# Thread: A simple identity to verify

1. ## A simple identity to verify

Hello,

I am having a hard time with this problem (picture attached). I always have difficulty with proof-like problems such as this one. I guess I just don't really have the mathematical intuition needed for these types of problems.

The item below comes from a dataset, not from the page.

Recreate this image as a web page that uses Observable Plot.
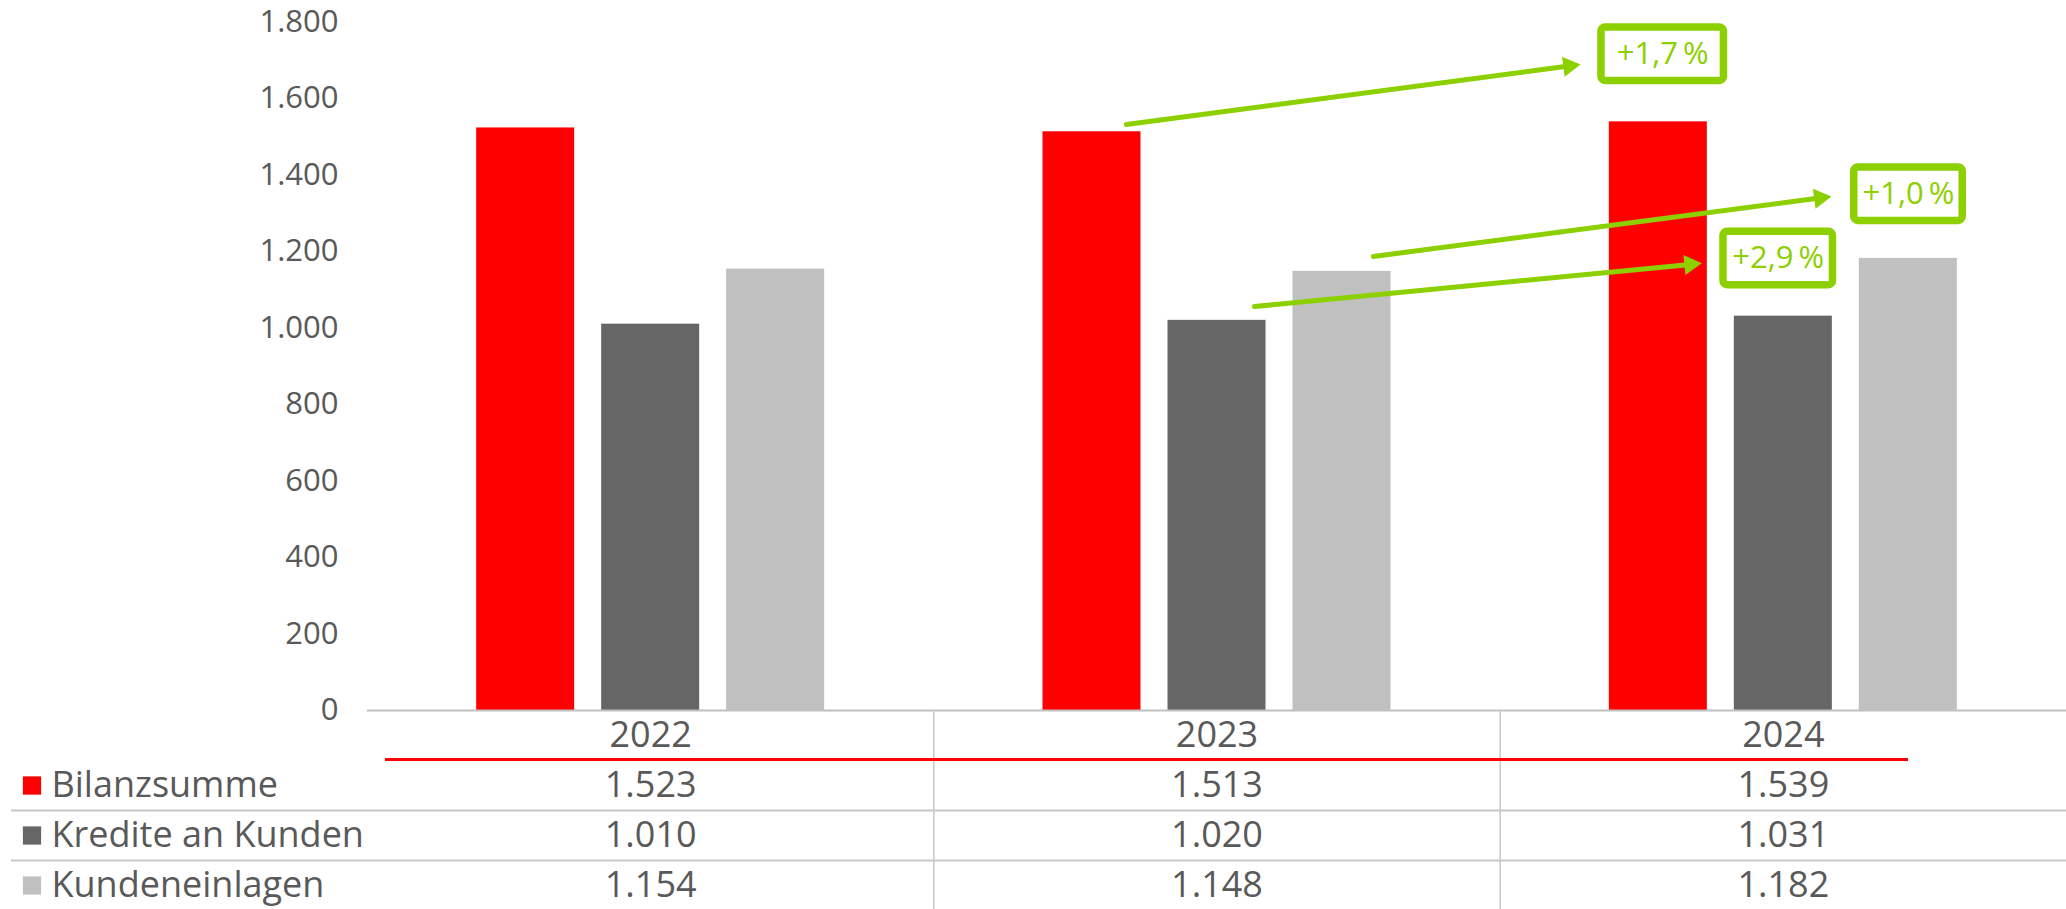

I am not seeing how this identity works, because I thought my professor said that mew is equivalent to x bar, so I don't even understand how this identity makes sense. Can somebody help me with this problem?? I am supposed to verify the identity shown in the picture.

2. Hi

$\sum_{i=1}^n \left(X_i - \bar{X}\right)^2 + n \left(\bar{X}-\mu \right)^2 = \sum_{i=1}^n \left(X_i \right)^2 - 2 \bar{X} \sum_{i=1}^n X_i + n \bar{X}^2 + n \bar{X}^2 - 2 n \mu \bar{X} + n \mu^2$

$\bar{X} = \frac{1}{n} \sum_{i=1}^n X_i$

therefore $- 2 \bar{X} \sum_{i=1}^n X_i = - 2 n \bar{X}^2$ cancels out with $n \bar{X}^2 + n \bar{X}^2$

$\sum_{i=1}^n \left(X_i - \bar{X}\right)^2 + n \left(\bar{X}-\mu \right)^2 = \sum_{i=1}^n \left(X_i \right)^2 - 2 n \mu \bar{X} + n \mu^2$

$\sum_{i=1}^n \left(X_i - \bar{X}\right)^2 + n \left(\bar{X}-\mu \right)^2 = \sum_{i=1}^n \left(X_i \right)^2 - 2 \mu \sum_{i=1}^n X_i + n \mu^2$

$\sum_{i=1}^n \left(X_i - \bar{X}\right)^2 + n \left(\bar{X}-\mu \right)^2 = \sum_{i=1}^n \left(X_i - \mu \right)^2$

3. Thanks for the help!